Permutation predicate in Prolog

I have written the following in Prolog (I am using version 7.4.0-rc1), trying to define a predicate insertPermutation/2 which is true if and only if both arguments are lists, one a permutation of the other.

delete(X,[X|T],T). % Base case, element equals head.
delete(X,[A|B],[A|C]) :- delete(X,B,C). % And/or repeat for the tail.

insert(X,Y,Z) :- delete(X,Z,Y). % Inserting is deletion in reverse.

insertPermutation([],[]). % Base case.
insertPermutation([H|T],P) :- insertPermutation(Q,T), insert(H,Q,P). % P permutation of T, H inserted.

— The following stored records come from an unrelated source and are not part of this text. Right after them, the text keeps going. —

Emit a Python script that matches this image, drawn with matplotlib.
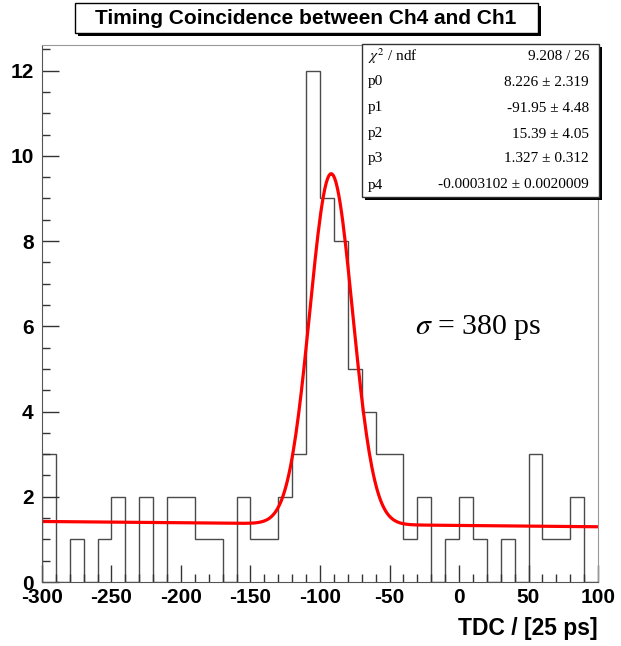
import numpy as np
import matplotlib.pyplot as plt
from matplotlib.patches import Rectangle
from matplotlib.ticker import MultipleLocator

# histogram: TDC bins of width 10 from -300 to 100
bin_edges = np.arange(-300, 101, 10)
counts = [3, 0, 1, 0, 1, 2, 0, 2, 0, 2,
          2, 1, 1, 0, 2, 1, 1, 2, 3, 12,
          9, 8, 5, 4, 3, 3, 1, 2, 0, 1,
          2, 1, 0, 1, 0, 3, 1, 1, 2, 0]

# fit result (gaus + pol1)
p0, p1, p2, p3, p4 = 8.226, -91.95, 15.39, 1.327, -0.0003102
stat_names = [r"$\chi^2$ / ndf", "p0", "p1", "p2", "p3", "p4"]
stat_values = ["9.208 / 26", "8.226 ± 2.319", "-91.95 ± 4.48",
               "15.39 ± 4.05", "1.327 ± 0.312", "-0.0003102 ± 0.0020009"]

plt.rcParams['mathtext.fontset'] = 'stix'
plt.rcParams['axes.unicode_minus'] = False

fig = plt.figure(figsize=(6.21, 6.46), dpi=100)
W, H = 621, 646
ax = fig.add_axes([42 / W, 1 - 582 / H, (598 - 42) / W, (582 - 45) / H])

ax.stairs(counts, bin_edges, color='#4a4a4a', linewidth=1.0, baseline=0)

xf = np.linspace(-299, 99, 400)
yf = p0 * np.exp(-0.5 * ((xf - p1) / p2) ** 2) + p3 + p4 * xf
ax.plot(xf, yf, color='red', linewidth=2.3)

ax.set_xlim(-300, 100)
ax.set_ylim(0, 12.6)
ax.xaxis.set_major_locator(MultipleLocator(50))
ax.xaxis.set_minor_locator(MultipleLocator(10))
ax.yaxis.set_major_locator(MultipleLocator(2))
ax.yaxis.set_minor_locator(MultipleLocator(0.5))
ax.tick_params(which='both', direction='in', top=False, right=False, color='#333333')
ax.tick_params(which='major', length=12, width=1)
ax.tick_params(which='minor', length=6, width=1)
ax.tick_params(axis='x', pad=4)
ax.tick_params(axis='y', pad=6)
for lab in ax.get_xticklabels() + ax.get_yticklabels():
    lab.set_fontfamily('Liberation Sans')
    lab.set_fontweight('bold')
    lab.set_fontsize(15)
for s in ['left', 'bottom']:
    ax.spines[s].set_color('#555555')
for s in ['top', 'right']:
    ax.spines[s].set_color('#999999')

fig.text(598 / W, 1 - 628 / H, "TDC / [25 ps]", ha='right', va='center',
         fontsize=16.5, fontweight='bold', family='Liberation Sans')

# title box with shadow
fig.patches.append(Rectangle((78 / W, 1 - 36 / H), (538 - 75) / W, 30 / H,
                             transform=fig.transFigure, facecolor='black',
                             edgecolor='none'))
fig.patches.append(Rectangle((75 / W, 1 - 33 / H), (538 - 75) / W, 30 / H,
                             transform=fig.transFigure, facecolor='white',
                             edgecolor='black', linewidth=1))
fig.text(306 / W, 1 - 18 / H, "Timing Coincidence between Ch4 and Ch1",
         ha='center', va='center', fontsize=15, fontweight='bold',
         family='Liberation Sans')

# stats box with shadow
fig.patches.append(Rectangle((365 / W, 1 - 200 / H), (599 - 362) / W, (197 - 44) / H,
                             transform=fig.transFigure, facecolor='black',
                             edgecolor='none', zorder=5))
fig.patches.append(Rectangle((362 / W, 1 - 197 / H), (599 - 362) / W, (197 - 44) / H,
                             transform=fig.transFigure, facecolor='white',
                             edgecolor='#333333', linewidth=1, zorder=6))
row_y = [56, 82, 108, 134, 159, 185]
for name, val, yy in zip(stat_names, stat_values, row_y):
    fig.text(368 / W, 1 - yy / H, name, ha='left', va='center', fontsize=11,
             family='Liberation Serif', zorder=7)
    fig.text(589 / W, 1 - yy / H, val, ha='right', va='center', fontsize=11,
             family='Liberation Serif', zorder=7)

fig.text(415 / W, 1 - 327 / H, r"$\sigma$ = 380 ps", ha='left', va='center',
         fontsize=21.5, family='Liberation Serif')

fig.savefig('out.png', dpi=100)
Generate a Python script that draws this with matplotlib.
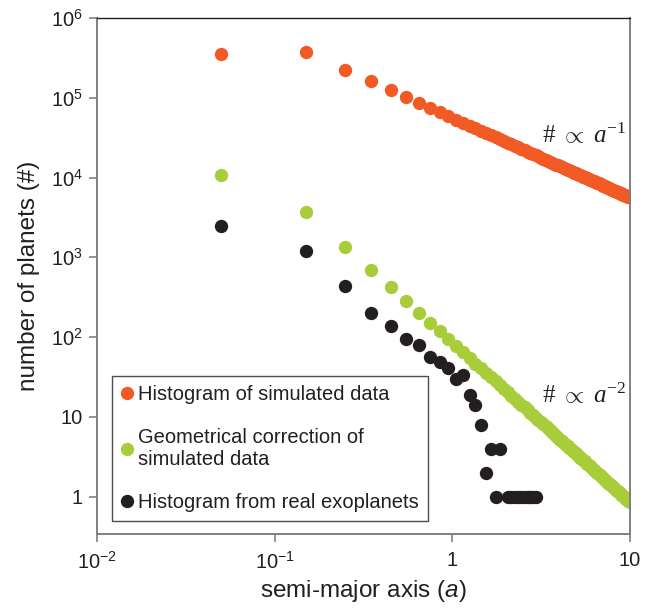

I have already been made aware that delete is not a good name for the above helper predicate. We are required to write these predicates, and we cannot use the built-in predicates. This is why I wrote the above code in this way, and I chose the name I did (because I first wrote it to delete an element). It is true if and only if the third argument is a list, equal to the list in the second argument with the first instance of the first argument removed.

The insertPermutation predicate recursively tests if P equals a permutation of the tail of the first list, with the head added in any position in the permutation. This way it works to the base case of both being empty lists.

However, the permutation predicate does not behave the way I want it to. For instance, to the query

?- insertPermutation([1,2,2],[1,2,3]).

Prolog does not return false, but freezes. To the query

?- insertPermutation(X,[a,b,c]).

Prolog responds with

X = [a, b, c] ;
X = [b, a, c] ;
X = [c, a, b] ;
X = [a, c, b] ;
X = [b, c, a] ;
X = [c, b, a] ;

after which it freezes again. I see these problems are related, but not how. Can someone point out what case I am missing?

Edit: Two things, this is homework, and I need to solve this problem using an insert predicate. I wrote this one.